Park holds a doctorate in mechanical engineering from Virginia Polytechnic Institute and State University, and received a bachelor’s degree and master’s degree in the discipline from Sogang University in Seoul, Korea. He also earned a second master’s degree in civil and environmental engineering from George Washington University.

What inspired you to go into your field and what was the defining moment?

When I was 9 years old, my father took me to an auto show in Tokyo. Ever since, he has inspired me to pursue my dreams in the automotive industry by building cars and visiting design centers. As an undergraduate and graduate student, I’ve been involved in diverse projects related to automotive design, including determining the crashworthiness of designs and safety of vehicles.

What are your other research interests?

In addition to exploring and assessing the creativity of the design of automobiles, I work on developing transformative instructional practices that are student-centered and engages them in STEM learning.

How do you engage students in your classes and/or your research?

I interact with students inside and outside the classroom through class activities, student-to-student discussions and research opportunities that exposes them to different career options.

What changes do you envision in your field five years from now?

Artificial intelligence (AI) for engineering design is a $15 billion industry and growing, according to MIT Technology Review, with the value of AI expected to rise to over $70 billion by 2020. For design researchers, this is a huge and exciting research opportunity. I believe AI technologies will offer powerful means to promote design creativity.

What have you enjoyed most about your field?
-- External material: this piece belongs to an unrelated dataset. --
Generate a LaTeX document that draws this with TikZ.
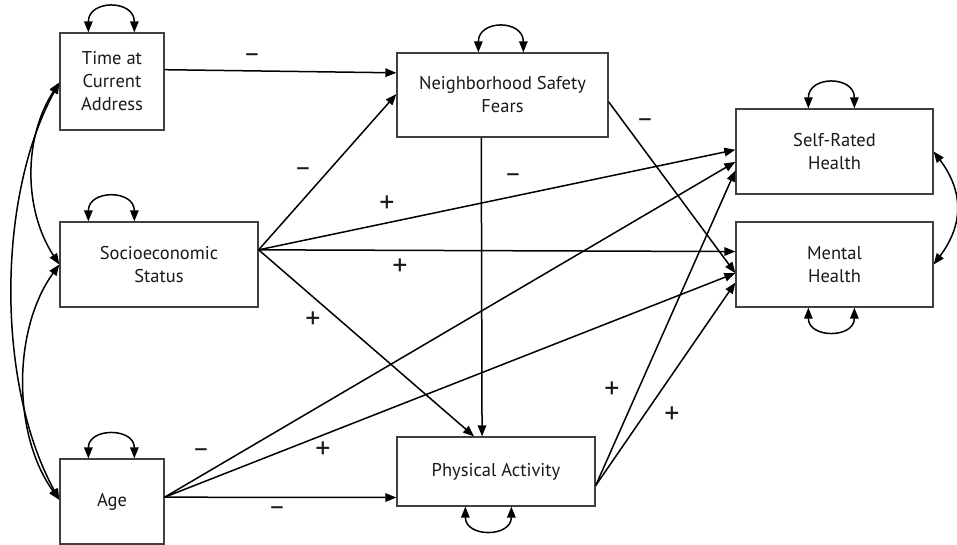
\documentclass[tikz,border=0pt]{standalone}
\usepackage{fontspec}
\setmainfont{PT Sans}
\usetikzlibrary{arrows.meta,calc}
\begin{document}
\begin{tikzpicture}[x=1pt,y=-1pt,
  box/.style={draw=black!75, line width=1.3pt, inner sep=0pt, align=center,
    font=\fontsize{18.5}{23}\selectfont, text=black!90},
  tip/.tip={Triangle[length=11pt,width=8.5pt]},
  arr/.style={-tip, line width=1.5pt},
  dbl/.style={tip-tip, line width=1.5pt},
  sgn/.style={font=\fontsize{30}{32}\selectfont, inner sep=0pt, text=black!90},
  msgn/.style={font=\fontsize{27}{30}\selectfont, inner sep=0pt, text=black!90}]
\useasboundingbox (0,0) rectangle (957,545);

% boxes
\node[box, minimum width=104pt, minimum height=97pt] (t) at (112,81.5) {Time at\\Current\\Address};
\node[box, minimum width=198pt, minimum height=85pt] (s) at (159,264.5) {Socioeconomic\\Status};
\node[box, minimum width=104pt, minimum height=85pt] (a) at (112,501.5) {Age};
\node[box, minimum width=211pt, minimum height=84pt] (n) at (502.5,95) {Neighborhood Safety\\Fears};
\node[box, minimum width=197pt, minimum height=85pt] (h) at (834.5,151.5) {Self-Rated\\Health};
\node[box, minimum width=197pt, minimum height=85pt] (m) at (834.5,264.5) {Mental\\Health};
\node[box, minimum width=198pt, minimum height=69pt] (p) at (496,471.5) {Physical Activity};

% self loops (variances)
\draw[dbl] ($(t.north west)+(29,0)$) .. controls +(0,-33) and +(0,-33) .. ($(t.north west)+(75,0)$);
\draw[dbl] ($(s.north west)+(29,0)$) .. controls +(0,-32) and +(0,-32) .. ($(s.north west)+(75,0)$);
\draw[dbl] ($(a.north west)+(29,0)$) .. controls +(0,-31) and +(0,-31) .. ($(a.north west)+(75,0)$);
\draw[dbl] ($(n.north west)+(82,0)$) .. controls +(0,-33) and +(0,-33) .. ($(n.north west)+(127,0)$);
\draw[dbl] ($(h.north west)+(73,0)$) .. controls +(0,-33) and +(0,-33) .. ($(h.north west)+(119,0)$);
\draw[dbl] ($(m.south west)+(73,0)$) .. controls +(0,31) and +(0,31) .. ($(m.south west)+(119,0)$);
\draw[dbl] ($(p.south west)+(69,0)$) .. controls +(0,31) and +(0,31) .. ($(p.south west)+(115,0)$);

% covariances
\coordinate (tl) at ($(t.north west)!0.51!(t.south west)$);
\coordinate (sl) at ($(s.north west)!0.5!(s.south west)$);
\coordinate (al) at ($(a.north west)!0.48!(a.south west)$);
\draw[dbl] (tl) .. controls +(-36,55) and +(-36,-55) .. (sl);
\draw[dbl] (sl) .. controls +(-47,65) and +(-47,-65) .. (al);
\draw[dbl] (tl) .. controls +(-63,115) and +(-63,-115) .. (al);
\draw[dbl] ($(h.north east)!0.5!(h.south east)$) .. controls +(30,40) and +(30,-40) .. ($(m.north east)!0.5!(m.south east)$);

% paths
\coordinate (se) at ($(s.north east)!0.33!(s.south east)$);
\coordinate (ae) at ($(a.north east)!0.45!(a.south east)$);
\coordinate (pe) at ($(p.north east)!0.70!(p.south east)$);
\draw[arr] ($(t.north east)!0.38!(t.south east)$) -- ($(n.north west)!0.24!(n.south west)$);
\draw[arr] (se) -- ($(n.north west)!0.49!(n.south west)$);
\draw[arr] (se) -- ($(h.north west)!0.48!(h.south west)$);
\draw[arr] (se) -- ($(m.north west)!0.35!(m.south west)$);
\draw[arr] (se) -- ($(p.north west)!0.39!(p.north east)$);
\draw[arr] ($(n.south west)!0.40!(n.south east)$) -- ($(p.north west)!0.43!(p.north east)$);
\draw[arr] ($(n.north east)!0.58!(n.south east)$) -- ($(m.north west)!0.60!(m.south west)$);
\draw[arr] (ae) -- ($(h.north west)!0.62!(h.south west)$);
\draw[arr] (ae) -- ($(m.north west)!0.60!(m.south west)$);
\draw[arr] (ae) -- ($(p.north west)!0.87!(p.south west)$);
\draw[arr] (pe) -- ($(h.north west)!0.72!(h.south west)$);
\draw[arr] (pe) -- ($(m.north west)!0.71!(m.south west)$);

% signs
\node[msgn] (l1) at (252,58) {–};
\node[msgn] (l2) at (303,172) {–};
\node[msgn] (l3) at (513,178) {–};
\node[msgn] (l4) at (645,123) {–};
\node[msgn] (l5) at (201,453) {–};
\node[msgn] (l6) at (277,511) {–};
\node[sgn] (l7) at (387,204) {+};
\node[sgn] (l8) at (400,267) {+};
\node[sgn] (l9) at (313,320) {+};
\node[sgn] (l10) at (323,450) {+};
\node[sgn] (l11) at (612,390) {+};
\node[sgn] (l12) at (672,415) {+};
\end{tikzpicture}
\end{document}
While conducting protocol analysis in automotive design research, I had the chance to meet and spend time with the design experts from diverse areas and explore their unique patterns of creative design behavior. I’ve also served as a facilitator of faculty development workshops in STEM education, where I had the opportunity to meet faculty members from different disciplines. We learned from each other and shared experiences and suggestions to shift faculty beliefs toward student-centered pedagogies.